**WHAT IS REQUIRED:**
Extract the lines up to and including the one that contains "0.367, 0.361, 0.341, 0.286, 0.198, 0.107, 0.048, 0.004]", starting with the first line of the entries below, and omit the pictures.
--- start of DATASET EXCERPTS ---
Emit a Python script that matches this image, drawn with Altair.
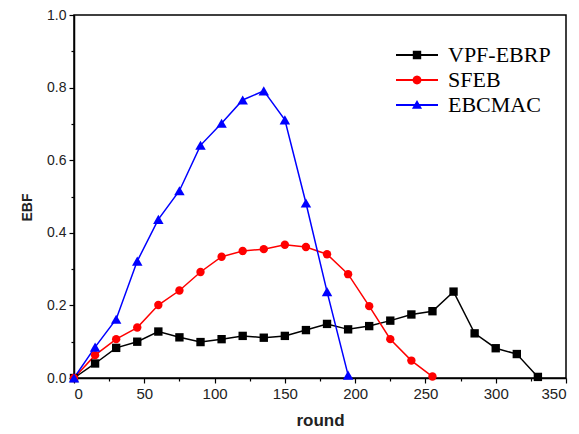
import math
import altair as alt
import pandas as pd

# ---- data ----
series_names = ["VPF-EBRP", "SFEB", "EBCMAC"]
series_colors = ["#000000", "#ff0000", "#0000ff"]

vpf_rounds = [0, 15, 30, 45, 60, 75, 90, 105, 120, 135, 150, 165, 180, 195,
              210, 225, 240, 255, 270, 285, 300, 315, 330]
vpf_ebf = [0.0, 0.040, 0.083, 0.100, 0.128, 0.112, 0.099, 0.107, 0.116, 0.111,
           0.116, 0.132, 0.149, 0.134, 0.143, 0.158, 0.175, 0.184, 0.238, 0.123,
           0.082, 0.066, 0.003]

sfeb_rounds = [0, 15, 30, 45, 60, 75, 90, 105, 120, 135, 150, 165, 180, 195,
               210, 225, 240, 255]
sfeb_ebf = [0.0, 0.063, 0.107, 0.139, 0.201, 0.241, 0.292, 0.334, 0.350, 0.355,
            0.367, 0.361, 0.341, 0.286, 0.198, 0.107, 0.048, 0.004]

ebcmac_rounds = [0, 15, 30, 45, 60, 75, 90, 105, 120, 135, 150, 165, 180, 195]
ebcmac_ebf = [0.0, 0.085, 0.162, 0.322, 0.437, 0.516, 0.641, 0.702, 0.766,
              0.791, 0.711, 0.482, 0.238, 0.008]

x_ticks = [0, 25, 50, 75, 100, 125, 150, 175, 200, 225, 250, 275, 300, 325, 350]
y_ticks = [0.0, 0.1, 0.2, 0.3, 0.4, 0.5, 0.6, 0.7, 0.8, 0.9, 1.0]

marker_shapes = ["square", "circle", "triangle-up"]
marker_sizes = [70, 70, 110]

# ---- legend glyphs: line segment + marker, drawn with M/L only ----
# symbol size 576 -> 1 path unit = 12 px
line_seg = "M-1.75,-0.08L1.75,-0.08L1.75,0.08L-1.75,0.08"


def poly(pts):
    return "M" + "L".join(f"{px:.3f},{py:.3f}" for px, py in pts)


sq = poly([(-0.35, -0.35), (0.35, -0.35), (0.35, 0.35), (-0.35, 0.35)])
circ = poly([(0.37 * math.cos(2 * math.pi * k / 16), 0.37 * math.sin(2 * math.pi * k / 16))
             for k in range(16)])
tri = poly([(0.0, -0.42), (0.42, 0.32), (-0.42, 0.32)])
legend_paths = [line_seg + sq, line_seg + circ, line_seg + tri]

rows = []
for name, rr, vv in [(series_names[0], vpf_rounds, vpf_ebf),
                     (series_names[1], sfeb_rounds, sfeb_ebf),
                     (series_names[2], ebcmac_rounds, ebcmac_ebf)]:
    for r, v in zip(rr, vv):
        rows.append({"series": name, "round": r, "EBF": v})
df = pd.DataFrame(rows)

x_enc = alt.X(
    "round:Q",
    scale=alt.Scale(domain=[0, 350], nice=False, zero=False),
    axis=alt.Axis(
        values=x_ticks,
        title="round",
        labelExpr="datum.value % 50 === 0 ? datum.label : ''",
        tickSize={"condition": {"test": "datum.value % 50 === 0", "value": 5}, "value": 3},
        grid=False,
        labelPadding=3,
        labelFontSize=15,
        titlePadding=11,
        titleFontSize=17,
    ),
)
y_enc = alt.Y(
    "EBF:Q",
    scale=alt.Scale(domain=[0, 1], nice=False),
    axis=alt.Axis(
        values=y_ticks,
        title="EBF",
        labelExpr="round(datum.value * 10) % 2 === 0 ? format(datum.value, '.1f') : ''",
        tickSize={"condition": {"test": "round(datum.value * 10) % 2 === 0", "value": 5}, "value": 3},
        grid=False,
        labelPadding=3,
        titleFontSize=14,
        titleX=-40,
        titleY=192,
    ),
)

base = alt.Chart(df).encode(x=x_enc, y=y_enc)

layers = []
for name, col in zip(series_names, series_colors):
    layers.append(
        base.mark_line(strokeWidth=1.5, color=col)
        .encode(order=alt.Order("round:Q"))
        .transform_filter(alt.datum.series == name)
    )
for name, col, shp, sz in zip(series_names, series_colors, marker_shapes, marker_sizes):
    layers.append(
        base.mark_point(filled=True, opacity=1, shape=shp, size=sz, color=col)
        .transform_filter(alt.datum.series == name)
    )


def make_legend():
    return alt.Legend(
        title=None,
        orient="none",
        legendX=331,
        legendY=28,
        symbolSize=576,
        symbolStrokeWidth=0,
        labelFont="Liberation Serif",
        labelFontSize=22,
        labelColor="black",
        labelOffset=19,
        rowPadding=2,
        padding=0,
    )


legend_layer = (
    base.mark_point(filled=True, opacity=1)
    .encode(
        color=alt.Color("series:N",
                        scale=alt.Scale(domain=series_names, range=series_colors),
                        legend=make_legend()),
        shape=alt.Shape("series:N",
                        scale=alt.Scale(domain=series_names, range=legend_paths),
                        legend=make_legend()),
    )
    .transform_filter("false")
)
layers.append(legend_layer)

chart = (
    alt.layer(*layers)
    .properties(
        width=492,
        height=363,
        autosize=alt.AutoSizeParams(type="none"),
        padding={"left": 66, "top": 7, "right": 5, "bottom": 50},
    )
    .configure_view(stroke="black", strokeWidth=1.5)
    .configure_axis(
        domainColor="black",
        domainWidth=1.5,
        tickColor="black",
        tickWidth=1.2,
        labelFont="Liberation Sans",
        labelFontSize=14,
        labelColor="#222222",
        titleFont="Liberation Sans",
        titleFontWeight="bold",
        titleColor="#222222",
    )
)

chart.save("out.html", embed_options={"renderer": "svg", "actions": False})
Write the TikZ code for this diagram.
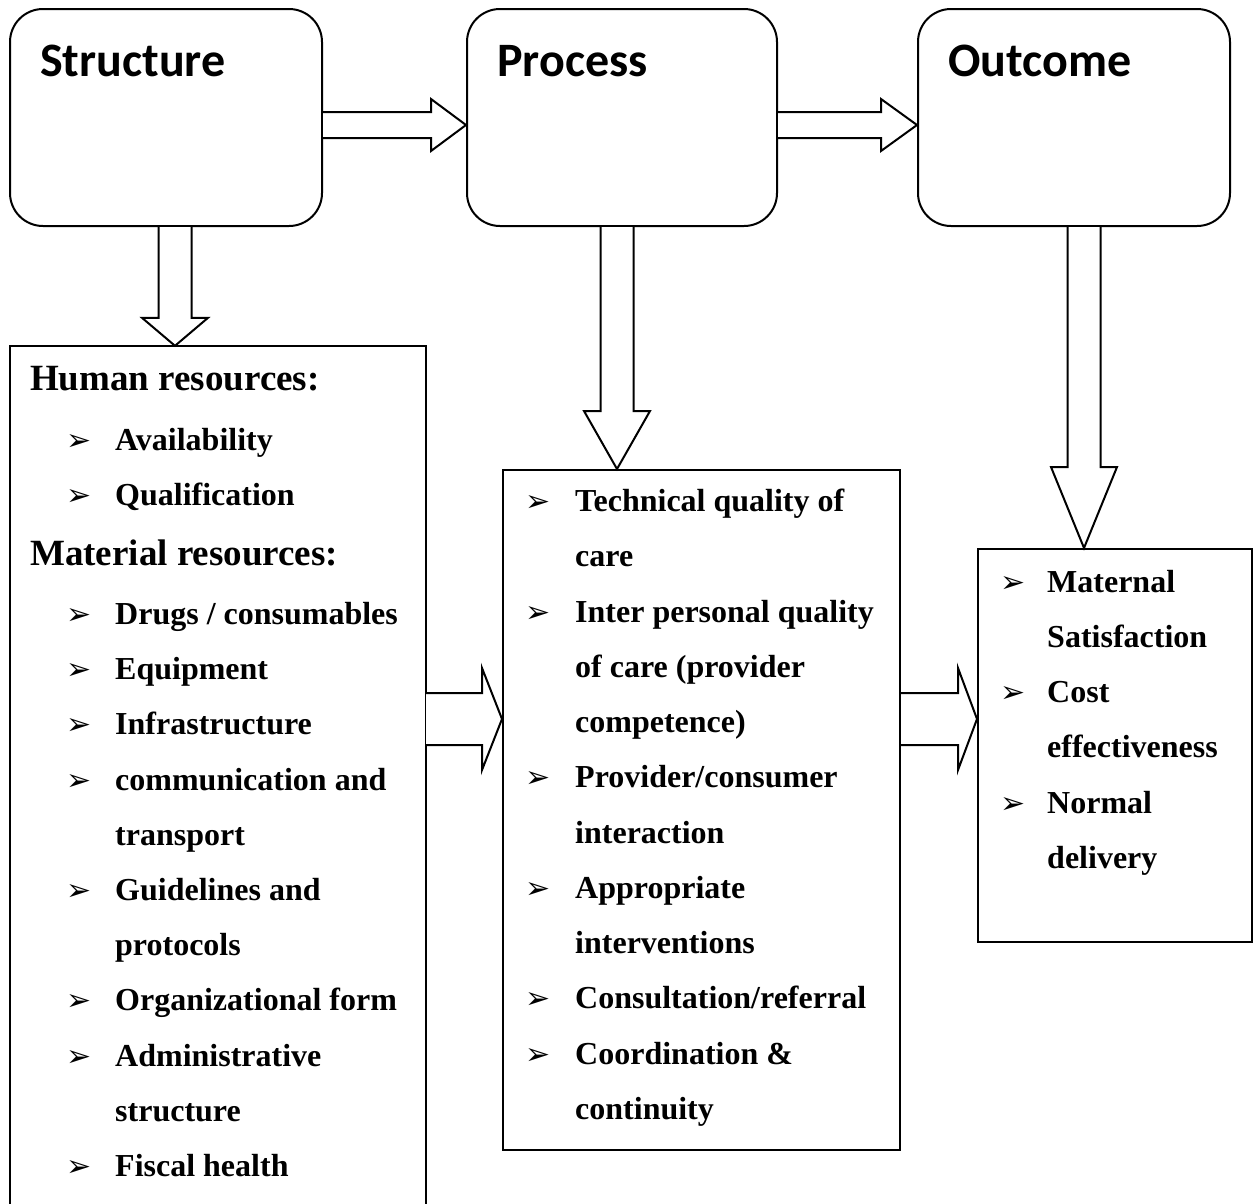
\documentclass[tikz,border=0pt]{standalone}
\usepackage{fontspec}
\setmainfont{Liberation Serif}
\newfontfamily\calib{Carlito}
\newfontfamily\dvs{DejaVu Sans}
\usetikzlibrary{calc}
\tikzset{
  rbox/.style={draw, line width=2pt, rounded corners=33pt, inner sep=0pt},
  lbox/.style={draw, line width=2pt, inner sep=0pt},
  blk/.style={draw, line width=2pt, fill=white, line join=miter},
  ttl/.style={anchor=base west, inner sep=0pt, font=\calib\bfseries\fontsize{48}{48}\selectfont},
  hdg/.style={anchor=base west, inner sep=0pt, font=\bfseries\fontsize{37}{37}\selectfont},
  itm/.style={anchor=base west, inner sep=0pt, font=\bfseries\fontsize{32}{32}\selectfont},
  bul/.style={anchor=base west, inner sep=0pt, font=\dvs\fontsize{30}{30}\selectfont}
}
\newcommand\blt[5]{\node[bul] (#1b) at (#2,#4) {➢}; \node[itm] (#1) at (#3,#4) {#5};}
\newcommand\cnt[4]{\node[itm] (#1) at (#2,#3) {#4};}
\newcommand\harr[5]{\draw[blk] let \p1=#1, \p2=#2 in
  (\x1,\y2+#3pt) -- (\x2-#5pt,\y2+#3pt) -- (\x2-#5pt,\y2+#4pt) -- (\x2,\y2)
  -- (\x2-#5pt,\y2-#4pt) -- (\x2-#5pt,\y2-#3pt) -- (\x1,\y2-#3pt);}
\newcommand\varr[5]{\draw[blk] let \p1=#1, \p2=#2 in
  (\x2-#3pt,\y1) -- (\x2-#3pt,\y2+#5pt) -- (\x2-#4pt,\y2+#5pt) -- (\x2,\y2)
  -- (\x2+#4pt,\y2+#5pt) -- (\x2+#3pt,\y2+#5pt) -- (\x2+#3pt,\y1);}
\begin{document}
\begin{tikzpicture}[x=1pt,y=-1pt]
\useasboundingbox[fill=white] (0,0) rectangle (1260,1203);
% helper coordinates
\coordinate (y125) at (0,125);
\coordinate (y719) at (0,719);
\coordinate (x175) at (175,0);
\coordinate (x617) at (617,0);
\coordinate (x1084) at (1084,0);
% top rounded boxes
\node[rbox, minimum width=312pt, minimum height=217pt] (s) at (166,117.5) {};
\node[rbox, minimum width=310pt, minimum height=217pt] (p) at (622,117.5) {};
\node[rbox, minimum width=312pt, minimum height=217pt] (o) at (1074,117.5) {};
\node[ttl] (st) at (40,76) {Structure};
\node[ttl] (pt) at (497,76) {Process};
\node[ttl] (ot) at (948,76) {Outcome};
% lower boxes
\node[inner sep=0pt, minimum width=416pt, minimum height=869pt] (hr) at (218,780.5) {};
\draw[line width=2pt] (hr.south west) -- (hr.north west) -- (hr.north east) -- (hr.south east);
\node[lbox, minimum width=397pt, minimum height=680pt] (pl) at (701.5,810) {};
\node[lbox, minimum width=274pt, minimum height=393pt] (ol) at (1115,745.5) {};
% arrows
\harr{(s.east |- y125)}{(p.west |- y125)}{13}{26}{35}
\harr{(p.east |- y125)}{(o.west |- y125)}{13}{26}{36}
\varr{(s.south -| x175)}{(hr.north -| x175)}{16.5}{33}{28}
\varr{(p.south -| x617)}{(pl.north -| x617)}{16.5}{33}{58}
\varr{(o.south -| x1084)}{(ol.north -| x1084)}{16.5}{33}{81}
\harr{(hr.east |- y719)}{(pl.west |- y719)}{26}{51}{20}
\harr{(pl.east |- y719)}{(ol.west |- y719)}{26}{51}{19}
% left list
\node[hdg] (h1) at (30,390) {Human resources:};
\blt{a1}{66}{115}{450}{Availability}
\blt{a2}{66}{115}{505}{Qualification}
\node[hdg] (h2) at (30,565) {Material resources:};
\blt{m1}{66}{115}{624}{Drugs / consumables}
\blt{m2}{66}{115}{679}{Equipment}
\blt{m3}{66}{115}{734}{Infrastructure}
\blt{m4}{66}{115}{790}{communication and}
\cnt{m4c}{115}{845}{transport}
\blt{m5}{66}{115}{900}{Guidelines and}
\cnt{m5c}{115}{955}{protocols}
\blt{m6}{66}{115}{1010}{Organizational form}
\blt{m7}{66}{115}{1066}{Administrative}
\cnt{m7c}{115}{1121}{structure}
\blt{m8}{66}{115}{1176}{Fiscal health}
% process list
\blt{p1}{525}{575}{511}{Technical quality of}
\cnt{p1c}{575}{566}{care}
\blt{p2}{525}{575}{622}{Inter personal quality}
\cnt{p2c}{575}{677}{of care (provider}
\cnt{p2d}{575}{732}{competence)}
\blt{p3}{525}{575}{787}{Provider/consumer}
\cnt{p3c}{575}{843}{interaction}
\blt{p4}{525}{575}{898}{Appropriate}
\cnt{p4c}{575}{953}{interventions}
\blt{p5}{525}{575}{1008}{Consultation/referral}
\blt{p6}{525}{575}{1064}{Coordination \&}
\cnt{p6c}{575}{1119}{continuity}
% outcome list
\blt{o1}{1000}{1047}{592}{Maternal}
\cnt{o1c}{1047}{647}{Satisfaction}
\blt{o2}{1000}{1047}{702}{Cost}
\cnt{o2c}{1047}{757}{effectiveness}
\blt{o3}{1000}{1047}{813}{Normal}
\cnt{o3c}{1047}{868}{delivery}
\end{tikzpicture}
\end{document}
--- end of DATASET EXCERPTS ---
**SOLUTION:**
Emit a Python script that matches this image, drawn with Altair.
import math
import altair as alt
import pandas as pd

# ---- data ----
series_names = ["VPF-EBRP", "SFEB", "EBCMAC"]
series_colors = ["#000000", "#ff0000", "#0000ff"]

vpf_rounds = [0, 15, 30, 45, 60, 75, 90, 105, 120, 135, 150, 165, 180, 195,
              210, 225, 240, 255, 270, 285, 300, 315, 330]
vpf_ebf = [0.0, 0.040, 0.083, 0.100, 0.128, 0.112, 0.099, 0.107, 0.116, 0.111,
           0.116, 0.132, 0.149, 0.134, 0.143, 0.158, 0.175, 0.184, 0.238, 0.123,
           0.082, 0.066, 0.003]

sfeb_rounds = [0, 15, 30, 45, 60, 75, 90, 105, 120, 135, 150, 165, 180, 195,
               210, 225, 240, 255]
sfeb_ebf = [0.0, 0.063, 0.107, 0.139, 0.201, 0.241, 0.292, 0.334, 0.350, 0.355,
            0.367, 0.361, 0.341, 0.286, 0.198, 0.107, 0.048, 0.004]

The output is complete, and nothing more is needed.